A data manager is there to provide an interface to the database. Whether that's a one-to-one mapping or not depends on the types of operations you need to perform. I have another query that returns calculated data and history from a nested view. The objects being created consist of a data object with a collection of history objects. Neither of these represents the actual structure of the data within the database.

I will point out, however, that typical CRUD applications will have a one-to-one mapping, since they are basically table maintenance applications.

A data manager is also intended to localize required changes when a schema changes. But schema changes are schema changes. At the very least you're going to have a change in the form that creates the data, a change somewhere in mapping code (unless there is an exact one-to-one relationship and you can do this automatically), in any stored procedures wrapping the table, and the table itself. With a data manager, none of the query/update code in the rest of the application changes (other than field additions, perhaps), because the interface is confined to one location. In fact, you can swap out a data manager with a mock data manager that provides and manipulates canned data for consistent unit testing of the rest of the application, and none of the other code will know the difference.

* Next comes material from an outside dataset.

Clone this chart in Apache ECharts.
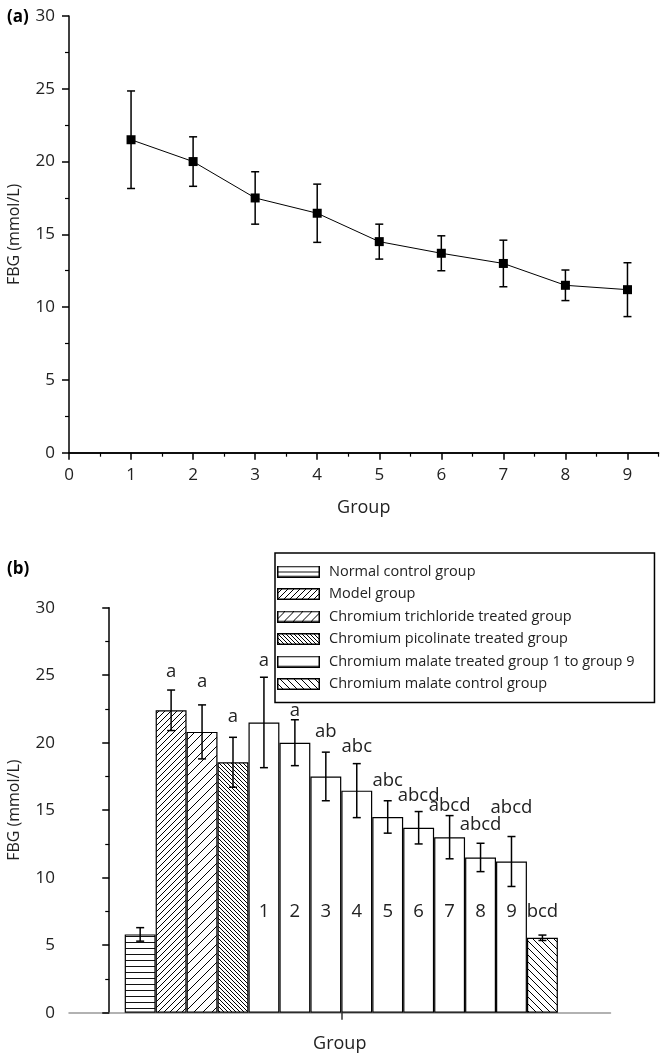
<!DOCTYPE html>
<html><head><meta charset="utf-8">
<script src="https://cdn.jsdelivr.net/npm/echarts@6/dist/echarts.min.js"></script>
<style>html,body{margin:0;padding:0;background:#fff}#c{width:661px;height:1055px}</style>
</head><body><div id="c"></div>
<script>
// ---------- data ----------
const malateGroups = [1, 2, 3, 4, 5, 6, 7, 8, 9];
const malateMean = [21.5, 20.0, 17.5, 16.45, 14.5, 13.7, 13.0, 11.5, 11.2];
const malateSD   = [3.35, 1.7, 1.8, 2.0, 1.2, 1.2, 1.6, 1.05, 1.85];

const groupNames = [
  'Normal control group',
  'Model group',
  'Chromium trichloride treated group',
  'Chromium picolinate treated group',
  'Chromium malate treated group 1 to group 9',
  'Chromium malate control group'
];
// non-malate groups: normal, model, CrCl3, Cr picolinate, malate control
const otherMean = [5.8, 22.4, 20.8, 18.55, 5.55];
const otherSD   = [0.5, 1.5, 2.0, 1.85, 0.2];

// significance letters for the 14 bars (panel b, left to right)
const sigLetters = ['', 'a', 'a', 'a', 'a', 'a', 'ab', 'abc', 'abc', 'abcd', 'abcd', 'abcd', 'abcd', 'bcd'];

const xTicksA = [0, 1, 2, 3, 4, 5, 6, 7, 8, 9];
const xMinorA = [0.5, 1.5, 2.5, 3.5, 4.5, 5.5, 6.5, 7.5, 8.5, 9.5];

// ---------- layout (annotation anchors, in value units) ----------
const letterAnchorY = [null, 25.26, 24.5, 21.9, 26.1, 22.4, 20.8, 19.7, 17.2, 16.1, 15.3, 13.9, 15.2, 7.5];
const numberAnchorY = 7.5;

// ---------- build ----------
const FONT = '"Open Sans", sans-serif';
const TXT = '#222';

const barMeans = [otherMean[0], otherMean[1], otherMean[2], otherMean[3], ...malateMean, otherMean[4]];
const barSDs   = [otherSD[0], otherSD[1], otherSD[2], otherSD[3], ...malateSD, otherSD[4]];
const barSeriesIdx = [0, 1, 2, 3, 4,4,4,4,4,4,4,4,4, 5];

// fill pattern painters
function paintH(g, w, h, step) {
  g.fillStyle = '#111';
  for (let y = 0; y < h; y += step) g.fillRect(0, y, w, 1);
}
function paintDiag(g, w, h, s, forward) {
  g.strokeStyle = '#000'; g.lineWidth = 1; g.beginPath();
  for (let k = -h - s; k < w + h + s; k += s) {
    if (forward) { g.moveTo(k, h); g.lineTo(k + h, 0); }
    else { g.moveTo(k, 0); g.lineTo(k + h, h); }
  }
  g.stroke();
}
const painters = [
  (g,w,h) => paintH(g, w, h, 6),
  (g,w,h) => paintDiag(g, w, h, 6, true),
  (g,w,h) => paintDiag(g, w, h, 9, true),
  (g,w,h) => paintDiag(g, w, h, 4, false),
  null,
  (g,w,h) => paintDiag(g, w, h, 7, false)
];
const tileSize = [6, 6, 9, 4, 1, 7];
function makeTile(i) {
  if (!painters[i]) return '#fff';
  const s = tileSize[i];
  const c = document.createElement('canvas'); c.width = s; c.height = s;
  const g = c.getContext('2d'); g.fillStyle = '#fff'; g.fillRect(0, 0, s, s);
  painters[i](g, s, s);
  return {image:c, repeat:'repeat'};
}
function makeIcon(i) {
  const w = 43, h = 12;
  const c = document.createElement('canvas'); c.width = w; c.height = h;
  const g = c.getContext('2d'); g.fillStyle = '#fff'; g.fillRect(0, 0, w, h);
  if (painters[i]) painters[i](g, w, h);
  g.strokeStyle = '#000'; g.lineWidth = 1.5; g.strokeRect(0.75, 0.75, w - 1.5, h - 1.5);
  return 'image://' + c.toDataURL();
}
const fills = groupNames.map((n, i) => makeTile(i));

function errRender(params, api) {
  const x = api.value(0), m = api.value(1), s = api.value(2);
  const t = api.coord([x, m + s]), b = api.coord([x, m - s]);
  const cw = 4, st = {stroke:'#000', lineWidth:1.5};
  return {type:'group', children:[
    {type:'line', shape:{x1:t[0], y1:t[1], x2:b[0], y2:b[1]}, style:st},
    {type:'line', shape:{x1:t[0]-cw, y1:t[1], x2:t[0]+cw, y2:t[1]}, style:st},
    {type:'line', shape:{x1:b[0]-cw, y1:b[1], x2:b[0]+cw, y2:b[1]}, style:st}
  ]};
}
const labelData = { letters: sigLetters, numbers: malateGroups.map(String) };
function textRender(params, api) {
  const p = api.coord([api.value(0), api.value(1)]);
  const txt = labelData[params.seriesName][params.dataIndex];
  return {type:'text', style:{text:txt, x:p[0], y:p[1], align:'center', verticalAlign:'middle',
          fill:TXT, font:'18.5px ' + FONT}};
}

const barSeries = groupNames.map((name, si) => {
  const data = [];
  barMeans.forEach((v, i) => { if (barSeriesIdx[i] === si) data.push([i + 1, v]); });
  return {name, type:'bar', xAxisIndex:2, yAxisIndex:1, data, barWidth:30.9, barGap:'-100%',
          itemStyle:{color:fills[si], borderColor:'#000', borderWidth:1.2},
          emphasis:{disabled:true}, z:2};
});

const axisLine = {show:true, lineStyle:{color:'#000', width:1.5}};
const yAxisCommon = {type:'value', min:0, max:30, interval:5,
  axisLine, axisTick:{show:true, length:7, lineStyle:{color:'#000', width:1.5}},
  minorTick:{show:true, splitNumber:2, length:4, lineStyle:{color:'#000', width:1.2}},
  splitLine:{show:false}, minorSplitLine:{show:false},
  axisLabel:{color:TXT, fontSize:17, fontFamily:FONT, margin:14},
  name:'FBG (mmol/L)', nameLocation:'middle', nameGap:47,
  nameTextStyle:{color:TXT, fontSize:16, fontFamily:FONT}};

const option = {
  animation:false,
  backgroundColor:'#fff',
  title:[
    {text:'(a)', left:2, top:4, textStyle:{fontSize:17, fontWeight:'bold', color:'#000', fontFamily:FONT}},
    {text:'(b)', left:2, top:556, textStyle:{fontSize:17, fontWeight:'bold', color:'#000', fontFamily:FONT}}
  ],
  legend:{
    data:groupNames.map((name, i) => ({name, icon:makeIcon(i)})),
    orient:'vertical', left:275, top:553,
    padding:[11, 20, 11, 2], itemWidth:43, itemHeight:12, itemGap:7.5,
    borderColor:'#000', borderWidth:1.5, selectedMode:false,
    textStyle:{color:TXT, fontSize:14.5, fontFamily:FONT, lineHeight:14, padding:[0,0,0,4]}
  },
  grid:[
    {left:69, right:2.5, top:16, bottom:602.3, outerBoundsMode:'none'},
    {left:69, right:50.5, top:607.7, bottom:42.3, outerBoundsMode:'none'}
  ],
  xAxis:[
    {type:'value', gridIndex:0, position:'bottom', min:0, max:9.5, axisLine,
     axisTick:{show:true, length:7, customValues:xTicksA, lineStyle:{color:'#000', width:1.5}},
     axisLabel:{customValues:xTicksA, color:TXT, fontSize:17, fontFamily:FONT, margin:14},
     splitLine:{show:false},
     name:'Group', nameLocation:'middle', nameGap:46,
     nameTextStyle:{color:TXT, fontSize:18, fontFamily:FONT}},
    {type:'value', gridIndex:0, position:'bottom', min:0, max:9.5,
     axisLine:{show:true, lineStyle:{color:'#000', width:1.5}},
     axisTick:{show:true, length:4, customValues:xMinorA, lineStyle:{color:'#000', width:1.2}},
     axisLabel:{show:false}, splitLine:{show:false}},
    {type:'value', gridIndex:1, position:'bottom', min:-1.3, max:16.2,
     axisLine:{show:true, lineStyle:{color:'#999', width:1.5}},
     axisTick:{show:true, length:7, customValues:[7.5], lineStyle:{color:'#333', width:1.5}},
     axisLabel:{show:false}, splitLine:{show:false},
     name:'Group', nameLocation:'middle', nameGap:22,
     nameTextStyle:{color:TXT, fontSize:18, fontFamily:FONT}}
  ],
  yAxis:[
    Object.assign({gridIndex:0}, yAxisCommon),
    Object.assign({gridIndex:1}, yAxisCommon)
  ],
  series:[
    {type:'line', xAxisIndex:0, yAxisIndex:0, data:malateGroups.map((g,i)=>[g, malateMean[i]]),
     symbol:'rect', symbolSize:9, itemStyle:{color:'#000'}, lineStyle:{color:'#000', width:1},
     emphasis:{disabled:true}, z:3},
    {type:'custom', xAxisIndex:0, yAxisIndex:0, renderItem:errRender, encode:{x:0, y:1},
     data:malateGroups.map((g,i)=>[g, malateMean[i], malateSD[i]]), z:4},
    ...barSeries,
    {type:'custom', xAxisIndex:2, yAxisIndex:1, renderItem:errRender, encode:{x:0, y:1},
     data:barMeans.map((v,i)=>[i+1, v, barSDs[i]]), z:5},
    {type:'custom', name:'letters', xAxisIndex:2, yAxisIndex:1, renderItem:textRender, encode:{x:0, y:1},
     data:sigLetters.map((s,i)=>[i+1, letterAnchorY[i] === null ? 0 : letterAnchorY[i]]), z:6},
    {type:'custom', name:'numbers', xAxisIndex:2, yAxisIndex:1, renderItem:textRender, encode:{x:0, y:1},
     data:malateGroups.map((g,i)=>[i+5, numberAnchorY]), z:6}
  ]
};
const chart = echarts.init(document.getElementById('c'), null, {renderer:'canvas'});
chart.setOption(option);
</script></body></html>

I would point out that, while I used it in the example, the technique of passing a recordset to an object to construct itself is only useful when you have non-hierarchical data being returned. In Oracle I have an Oracle object mapping library that automatically maps database object types to Java beans using reflection.

Perhaps the discussion will be more fruitful if you describe the sort of framework that you would rather use?

Some of his observations are correct, but the conclusions he draws are iffy. Notice that after he slags Spring, he uses straight JDBC in his comparison examples.

but it required creating a subclass for each query

Incorrect:

counter = new SqlFunction(ds, "select count(quote) as lrpdcount from quote where board_id = ?");\ncounter.declareParameter(new SqlParameter(java.sql.Types.INTEGER));\ncounter.compile();\nSystem.out.println(counter.run(boardId));

where ds is a bog standard JDBC datasource instead of his own pooling object (who writes their own pooling objects these days? Wait, don't answer that...). See the user queries below as well.

His example with the recordset is a bit disingenuous, since very rarely do you just want to print out a tabular query result. See the last example below.

learning a somewhat complicated exception hierarchy

As Chris pointed out, the exceptions are unchecked. If your exceptions signify a fatal condition (which is most of the time), then you want them handled by a central handler, and you don't have to know jack about the exception hierarchy.

Here's the equivalent code to his error checking example (except that I actually used braces like you should, instead of trying to make the code look tiny by omitting them...):

try { some data access code here }\ncatch (DataIntegrityViolationException v)\n{\n    applyDataIntegrityViolationRecovery();\n}\ncatch (DeadlockLoserDataAccessException d)\n{\n    applyDeadlockRecovery();\n}

So, learn a slightly complicated exception hierarchy, or learn a slightly complicated method call API. Note that an exception hierarchy allows you to stack your error handling more easily without if/then tests in each stack.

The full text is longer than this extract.